Mayfield fought the suspension, and even was granted an injunction to race in the Coca-Cola Zero 400 at Daytona, but did not show, due to sponsorship troubles and not being on the list for entry.

Everything seemed to be on the right path again for Mayfield, until this past Thursday, when it was reported that he failed another test. It was also brought to light that Mayfield's stepmother, Lisa, claims to have seen him take the drug up to thirty times in the last seven years. In her written affidavit, she writes:

“Between 1998 and 2005, I am personally aware that Jeremy used methamphetamines often,”  “I was concerned about his heavy use and talked to his father about it.

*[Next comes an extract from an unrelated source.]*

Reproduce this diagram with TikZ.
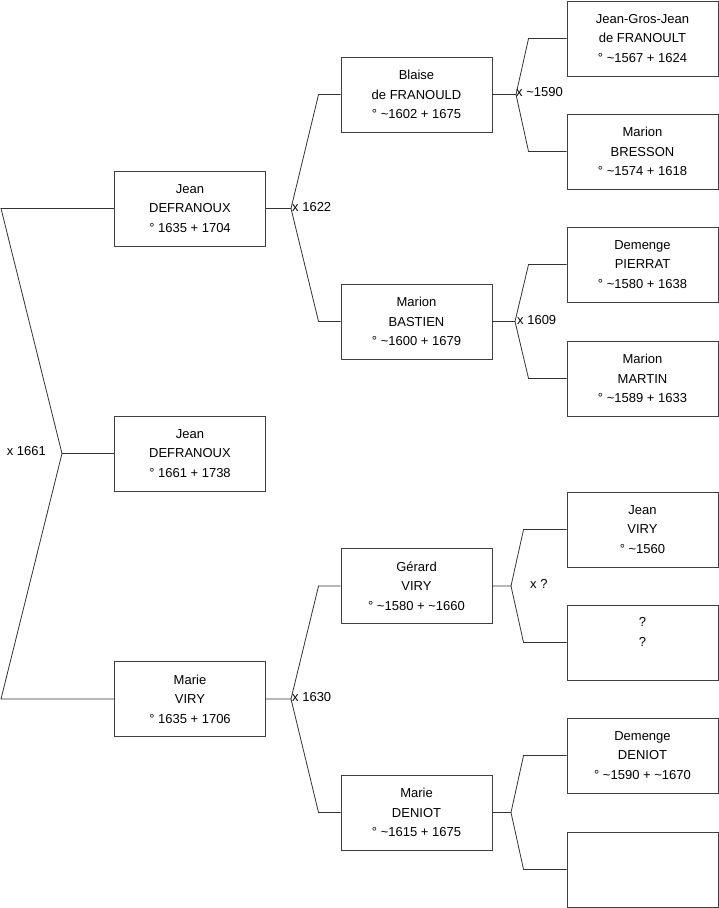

I saw Jeremy use methamphetamine by snorting it up his nose at least 30 times during the 7 years I was around him. Jeremy used methamphetamine not only in my presence, but also when we were both in the presence of others.”

She also went on to say that at times, Mayfield would cook his own drugs, until the drug pseudoephedrine was taken off of the market, and it became hard for him to acquire the materials needed to create it. 

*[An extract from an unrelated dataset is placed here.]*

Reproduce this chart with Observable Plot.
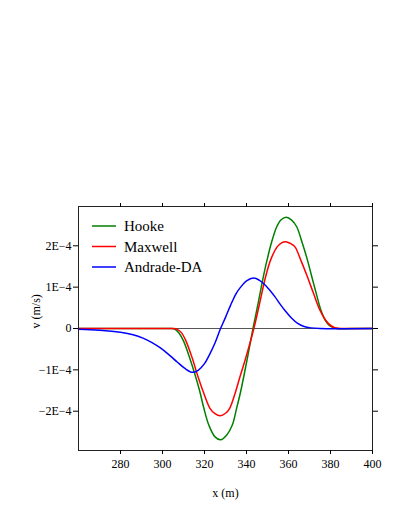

Mayfield would also dispute that charge, and he released a statement, with some not too kind words for his stepmother:
“She don’t deserve the Mayfield name,” he said. “She’s hated me since my dad got killed because I won’t give her any money. She goes on the Internet and blogs lies about me and Shana (his wife) and everything you can imagine. She’s broke, and I guess she got NASCAR to give her some money.”

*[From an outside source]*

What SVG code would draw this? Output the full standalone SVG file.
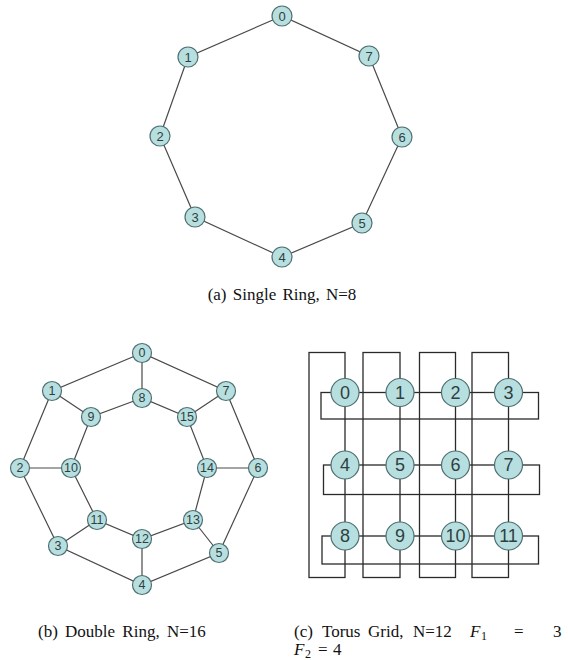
<svg xmlns="http://www.w3.org/2000/svg" width="568" height="660" viewBox="0 0 568 660">
<style>
.e{stroke:#4a4a4a;stroke-width:1.2;fill:none}
.t{stroke:#2a2a2a;stroke-width:1.3;fill:none}
.n circle{fill:#b8dfe0;stroke:#4f6f70;stroke-width:1.2}
.n text{font-family:"Liberation Sans",Arial,sans-serif;fill:#2f3f40;text-anchor:middle;dominant-baseline:central}
.s text{font-size:13px}
.d text{font-size:12.5px}
.g text{font-size:18px}
.cap{font-family:"Liberation Serif","Times New Roman",serif;font-size:17px;fill:#111}
.m{font-style:italic}
.sub{font-size:12px}
</style>
<rect width="568" height="660" fill="#fff"/>
<!-- (a) single ring -->
<g id="ring-edges">
<polygon class="e" points="282,16 188,57 160,136 195,217 282,257 362,223 402,137 369,56"/>
</g>
<g id="a0" class="n s"><circle cx="282" cy="16" r="10"/><text x="282" y="16">0</text></g>
<g id="a1" class="n s"><circle cx="188" cy="57" r="10"/><text x="188" y="57">1</text></g>
<g id="a2" class="n s"><circle cx="160" cy="136" r="10"/><text x="160" y="136">2</text></g>
<g id="a3" class="n s"><circle cx="195" cy="217" r="10"/><text x="195" y="217">3</text></g>
<g id="a4" class="n s"><circle cx="282" cy="257" r="10"/><text x="282" y="257">4</text></g>
<g id="a5" class="n s"><circle cx="362" cy="223" r="10"/><text x="362" y="223">5</text></g>
<g id="a6" class="n s"><circle cx="402" cy="137" r="10"/><text x="402" y="137">6</text></g>
<g id="a7" class="n s"><circle cx="369" cy="56" r="10"/><text x="369" y="56">7</text></g>
<text class="cap" x="282" y="300" text-anchor="middle" word-spacing="2">(a) Single Ring, N=8</text>
<!-- (b) double ring -->
<g id="double-edges">
<polygon class="e" points="142,353 52,391 20,468 58,546 142,585 219,553 258,468 226,391"/>
<polygon class="e" points="142,398 91,417 71,468 97,520 142,539 193,520 207,468 187,417"/>
<path class="e" d="M142,353L142,398M52,391L91,417M20,468L71,468M58,546L97,520M142,585L142,539M219,553L193,520M258,468L207,468M226,391L187,417"/>
</g>
<g id="b0" class="n d"><circle cx="142" cy="353" r="9.5"/><text x="142" y="353">0</text></g>
<g id="b1" class="n d"><circle cx="52" cy="391" r="9.5"/><text x="52" y="391">1</text></g>
<g id="b2" class="n d"><circle cx="20" cy="468" r="9.5"/><text x="20" y="468">2</text></g>
<g id="b3" class="n d"><circle cx="58" cy="546" r="9.5"/><text x="58" y="546">3</text></g>
<g id="b4" class="n d"><circle cx="142" cy="585" r="9.5"/><text x="142" y="585">4</text></g>
<g id="b5" class="n d"><circle cx="219" cy="553" r="9.5"/><text x="219" y="553">5</text></g>
<g id="b6" class="n d"><circle cx="258" cy="468" r="9.5"/><text x="258" y="468">6</text></g>
<g id="b7" class="n d"><circle cx="226" cy="391" r="9.5"/><text x="226" y="391">7</text></g>
<g id="b8" class="n d"><circle cx="142" cy="398" r="9.5"/><text x="142" y="398">8</text></g>
<g id="b9" class="n d"><circle cx="91" cy="417" r="9.5"/><text x="91" y="417">9</text></g>
<g id="b10" class="n d"><circle cx="71" cy="468" r="9.5"/><text x="71" y="468">10</text></g>
<g id="b11" class="n d"><circle cx="97" cy="520" r="9.5"/><text x="97" y="520">11</text></g>
<g id="b12" class="n d"><circle cx="142" cy="539" r="9.5"/><text x="142" y="539">12</text></g>
<g id="b13" class="n d"><circle cx="193" cy="520" r="9.5"/><text x="193" y="520">13</text></g>
<g id="b14" class="n d"><circle cx="207" cy="468" r="9.5"/><text x="207" y="468">14</text></g>
<g id="b15" class="n d"><circle cx="187" cy="417" r="9.5"/><text x="187" y="417">15</text></g>
<text class="cap" x="38" y="637" word-spacing="3">(b) Double Ring, N=16</text>
<!-- (c) torus grid -->
<g id="torus-edges">
<rect class="t" x="309" y="352.5" width="36" height="225"/>
<rect class="t" x="363" y="352.5" width="37" height="225"/>
<rect class="t" x="419.5" y="352.5" width="36" height="225"/>
<rect class="t" x="472" y="352.5" width="36.5" height="225"/>
<rect class="t" x="321" y="392.5" width="217.5" height="26.5"/>
<rect class="t" x="323.5" y="465" width="216" height="29.5"/>
<rect class="t" x="322" y="536" width="216.5" height="28"/>
</g>
<g id="c0" class="n g"><circle cx="345" cy="392.5" r="14"/><text x="345" y="392.5">0</text></g>
<g id="c1" class="n g"><circle cx="400" cy="392.5" r="14"/><text x="400" y="392.5">1</text></g>
<g id="c2" class="n g"><circle cx="455.5" cy="392.5" r="14"/><text x="455.5" y="392.5">2</text></g>
<g id="c3" class="n g"><circle cx="508.5" cy="392.5" r="14"/><text x="508.5" y="392.5">3</text></g>
<g id="c4" class="n g"><circle cx="345" cy="465" r="14"/><text x="345" y="465">4</text></g>
<g id="c5" class="n g"><circle cx="400" cy="465" r="14"/><text x="400" y="465">5</text></g>
<g id="c6" class="n g"><circle cx="455.5" cy="465" r="14"/><text x="455.5" y="465">6</text></g>
<g id="c7" class="n g"><circle cx="508.5" cy="465" r="14"/><text x="508.5" y="465">7</text></g>
<g id="c8" class="n g"><circle cx="345" cy="536" r="14"/><text x="345" y="536">8</text></g>
<g id="c9" class="n g"><circle cx="400" cy="536" r="14"/><text x="400" y="536">9</text></g>
<g id="c10" class="n g"><circle cx="455.5" cy="536" r="14"/><text x="455.5" y="536">10</text></g>
<g id="c11" class="n g"><circle cx="508.5" cy="536" r="14"/><text x="508.5" y="536">11</text></g>
<text class="cap" y="637"><tspan x="294">(c)</tspan><tspan x="322">Torus</tspan><tspan x="368">Grid,</tspan><tspan x="413">N=12</tspan><tspan x="470" class="m">F</tspan><tspan x="481" class="sub" dy="2.5">1</tspan><tspan x="514" dy="-2.5">=</tspan><tspan x="553">3</tspan></text>
<text class="cap" y="655"><tspan x="294" class="m">F</tspan><tspan x="305" class="sub" dy="2.5">2</tspan><tspan x="318" dy="-2.5">=</tspan><tspan x="333">4</tspan></text>
</svg>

This is the type of story that you would normally hear in stick and ball sports like Football and Baseball, but one would never seem to think that you would hear it in the sport of Auto Racing. However, it's becoming an all too frequent story in NASCAR.
If you go back to 2007, NASCAR Craftsman, now Camping World, Truck Series and part-time Nationwide Series regular Aaron Fike was arrested on a substance abuse charge in a parking lot near Cincinnati, Ohio. Fike was given two years probation after he agreed to create a non-profit group called Racing Against Drugs. Fike, in an interview with ESPN in April 2008 admitted to using Heroin at the race track, and even on race days.
Then you also have the story of the now banned for life Shane Hmiel, who violated the drug policy three times in his career. 
Gone are the days where you didn't have to worry about such a thing as drugs in NASCAR, as the times change, so does the sport. With drugs becoming more and more heavily available, anyone can get their hands on them. 
We don't know the complete truth about Jeremy Mayfield yet, but we do know now that NASCAR, a sport in which you could call the cleanest sport of all, depending on how you look at it, now has a story to tell, just like Major League Baseball and the National Football League.